When does my free zone company need to start e-invoicing?

It depends on your annual revenue. Businesses with revenue of AED 50 million or more must appoint an Accredited Service Provider by 31 July 2026 and go live on 1 January 2027. Businesses below AED 50 million must appoint by 31 March 2027 and go live on 1 July 2027. A voluntary pilot opens on 1 July 2026 (dates per Ministerial Decision 244 of 2025, as of June 2026).

What is an Accredited Service Provider (ASP)?

An Accredited Service Provider is a technology provider accredited by the UAE Ministry of Finance to transmit your e-invoices over the Peppol network in the approved format and report invoice data to the Federal Tax Authority. Under the UAE's decentralised model you exchange invoices through an ASP rather than uploading them to a government portal yourself. Appointing one before your deadline is the key compliance step.

Does UAE e-invoicing apply to B2C or retail sales?

Not yet. The current mandate covers B2B and B2G transactions. Business-to-consumer (B2C) transactions are excluded until further notice from the Ministry of Finance (as of June 2026). If you sell directly to consumers, those sales are outside the first phase, but any business-to-business supplies you make are in scope.

What happens if my free zone company misses the deadline?

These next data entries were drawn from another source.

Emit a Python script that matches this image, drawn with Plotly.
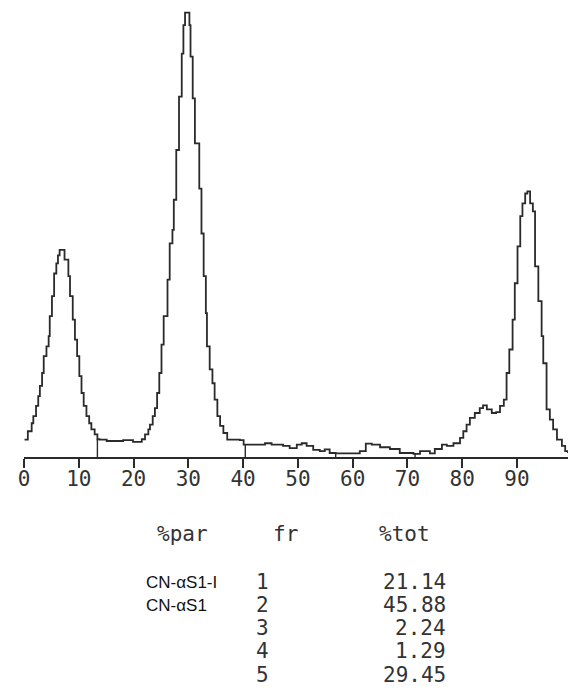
import numpy as np
import plotly.graph_objects as go

# Elution time (min) and detector signal (% of the largest peak)
time_min = [
    0.1, 0.7, 1.4, 1.7, 2.2, 2.6, 2.9, 3.3, 3.6, 4.1, 4.5, 4.7, 5.1, 5.5, 5.9,
    6.2, 6.5, 7.1, 7.4, 8.1, 8.4, 8.9, 9.3, 9.7, 10.1, 10.5, 10.9, 11.4, 11.9,
    12.3, 12.9, 13.4, 13.8, 15.1, 18.1, 19.9, 21.5, 22.1, 22.7, 23.0, 23.5,
    23.9, 24.3, 24.7, 25.1, 25.5, 26.2, 26.6, 27.1, 27.35, 27.8, 28.3, 28.8,
    29.1, 29.4, 30.0, 30.2, 30.4, 30.8, 31.2, 32.0, 32.4, 32.8, 33.2, 33.4,
    33.9, 34.4, 34.8, 35.3, 35.8, 36.4, 37.1, 39.4, 40.1, 41.8, 44.0, 45.2,
    47.3, 48.5, 49.8, 50.7, 51.6, 52.8, 54.0, 54.9, 55.8, 56.9, 60.1, 61.3,
    62.4, 63.5, 65.0, 66.8, 68.6, 71.1, 72.3, 74.1, 75.0, 76.3, 77.2, 78.4,
    79.6, 80.2, 80.8, 81.4, 82.3, 83.2, 83.8, 84.5, 85.4, 86.2, 86.9, 87.6,
    88.1, 88.6, 89.2, 89.6, 90.1, 90.6, 91.0, 91.5, 91.9, 92.4, 92.9, 93.3,
    93.9, 94.5, 94.8, 95.4, 96.0, 96.6, 97.3, 98.2, 98.8, 99.3,
]
signal = [
    3.9, 5.8, 7.6, 9.2, 11.5, 13.7, 16.0, 18.9, 22.7, 24.9, 27.2, 31.7, 36.2,
    41.3, 43.6, 45.4, 46.6, 46.6, 44.4, 40.7, 36.2, 30.9, 26.4, 22.7, 18.2,
    14.4, 11.5, 9.2, 7.6, 6.2, 5.1, 4.0, 3.9, 3.6, 3.8, 3.4, 4.0, 5.1, 6.2,
    7.3, 9.2, 11.0, 14.4, 18.9, 25.3, 31.7, 39.9, 48.1, 51.1, 57.9, 69.1,
    81.1, 90.8, 97.2, 100.0, 100.0, 97.2, 90.1, 80.7, 70.6, 60.4, 50.3, 40.7,
    32.4, 24.9, 19.7, 16.6, 12.9, 9.2, 7.0, 5.4, 3.9, 3.8, 2.8, 2.8, 3.1, 2.8,
    2.5, 2.0, 2.8, 3.1, 2.5, 1.6, 1.3, 1.7, 0.9, 0.8, 0.8, 1.3, 3.0, 2.8, 2.2,
    1.8, 0.9, 0.7, 1.3, 0.8, 1.8, 2.8, 2.5, 3.1, 4.3, 5.8, 7.3, 8.8, 9.9, 11.0,
    11.6, 10.7, 9.9, 10.1, 11.5, 12.9, 18.9, 24.2, 30.9, 39.1, 47.4, 54.2,
    57.1, 59.3, 59.8, 57.1, 55.3, 42.9, 35.1, 27.2, 21.1, 10.7, 8.4, 6.2, 3.9,
    2.5, 1.3, 0.9,
]

# Integrator cut points between fractions
boundaries = [13.4, 40.4, 56.9, 71.4]

tick_values = [0, 10, 20, 30, 40, 50, 60, 70, 80, 90]
tick_labels = ["0", "10", "20", "30", "40", "50", "60", "70", "80", "90"]

# Integration report
headers = ["%par", "fr", "%tot"]
peak_names = ["CN-αS1-I", "CN-αS1", "", "", ""]
fractions = ["1", "2", "3", "4", "5"]
pct_tot = [21.14, 45.88, 2.24, 1.29, 29.45]

W, H = 568, 691
LEFT = 24.25          # left margin (px)
BASE = 457.5          # height of plot area (px), baseline at its bottom
INK = "#2a2a2a"
MONO = "DejaVu Sans Mono"


def to_paper(px, py):
    """Page pixel position -> paper coordinates of the plot area."""
    return (px - LEFT) / (W - LEFT), (BASE - py) / BASE


fig = go.Figure()

# stepped detector trace, as printed by the integrator
fig.add_trace(go.Scatter(
    x=time_min, y=signal, mode="lines",
    line=dict(color=INK, width=1.8, shape="hv"),
    hoverinfo="skip", showlegend=False,
))

# Drop lines from the curve down to the baseline at each cut point
drop_x, drop_y = [], []
for b in boundaries:
    top = float(np.interp(b, time_min, signal))
    drop_x += [b, b, None]
    drop_y += [0, top, None]
fig.add_trace(go.Scatter(
    x=drop_x, y=drop_y, mode="lines",
    line=dict(color=INK, width=1.4),
    hoverinfo="skip", showlegend=False,
))

annotations = []
# header row
for text, cx in zip(headers, [183, 286, 405]):
    px, py = to_paper(cx, 535)
    annotations.append(dict(text=text, x=px, y=py, xanchor="center",
                            yanchor="middle", font=dict(family=MONO, size=21, color="#333")))

row_y = [583, 606, 629, 652, 676]
for name, fr, val, ry in zip(peak_names, fractions, pct_tot, row_y):
    if name:
        px, py = to_paper(144, ry)
        annotations.append(dict(text=name, x=px, y=py, xanchor="left", yanchor="middle",
                                font=dict(family="Liberation Sans", size=17, color="#111")))
    px, py = to_paper(263, ry)
    annotations.append(dict(text=fr, x=px, y=py, xanchor="center", yanchor="middle",
                            font=dict(family=MONO, size=21, color="#333")))
    px, py = to_paper(448, ry)
    annotations.append(dict(text=f"{val:.2f}", x=px, y=py, xanchor="right", yanchor="middle",
                            font=dict(family=MONO, size=21, color="#333")))

for a in annotations:
    a.update(xref="paper", yref="paper", showarrow=False)

fig.update_layout(
    width=W, height=H,
    margin=dict(l=LEFT, r=0, t=0, b=H - BASE, pad=0),
    paper_bgcolor="white", plot_bgcolor="white",
    xaxis=dict(
        range=[0, (W - LEFT) / 5.475],
        tickvals=tick_values, ticktext=tick_labels,
        ticks="outside", ticklen=9, tickwidth=1.5, tickcolor=INK,
        ticklabelstandoff=-7,
        showline=True, linecolor=INK, linewidth=2,
        showgrid=False, zeroline=False, automargin=False,
        tickfont=dict(family=MONO, size=21, color="#333"),
    ),
    yaxis=dict(
        range=[0, BASE / 4.448], visible=False,
        showgrid=False, zeroline=False, automargin=False,
    ),
    annotations=annotations,
)

fig.write_html("out.html")
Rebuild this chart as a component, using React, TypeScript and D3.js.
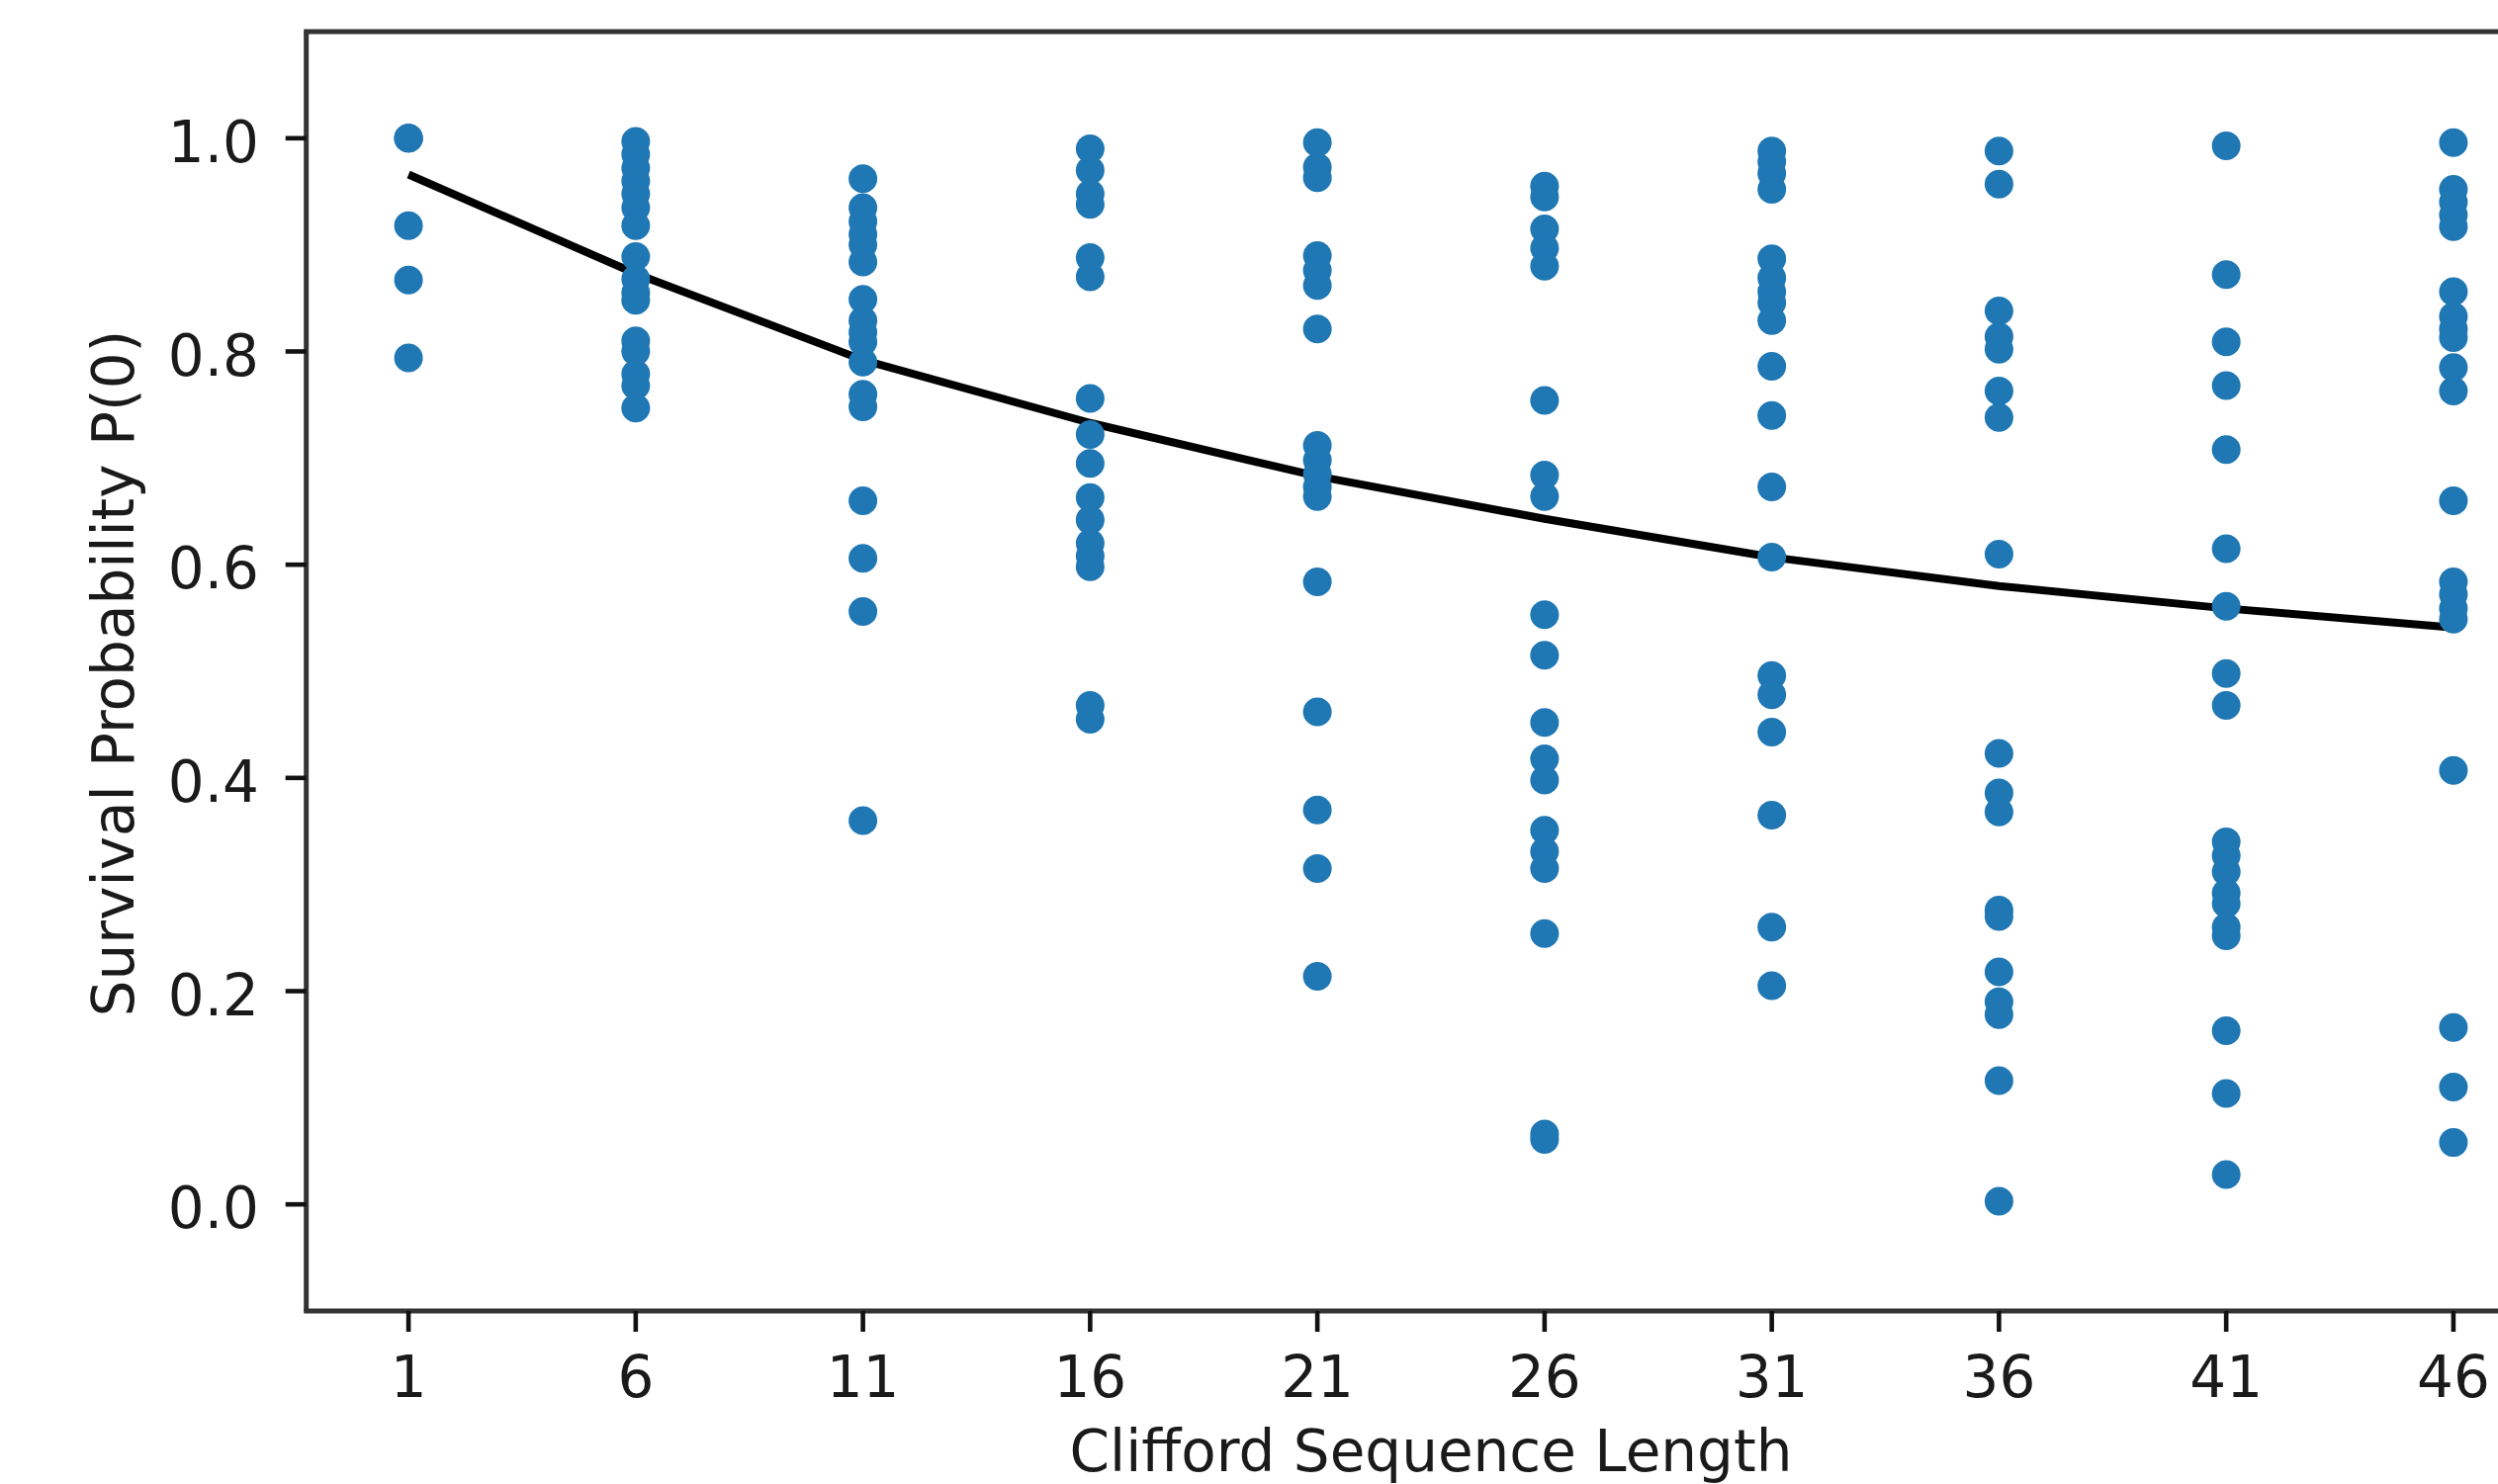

E-invoicing is a legal obligation under the tax framework, so missing your appointment or go-live deadline exposes you to non-compliance penalties under UAE tax law and disrupts your ability to issue valid tax invoices to B2B customers. Because appointing and onboarding an Accredited Service Provider takes time, the practical deadline is earlier than the go-live date — start before the official appointment cut-off.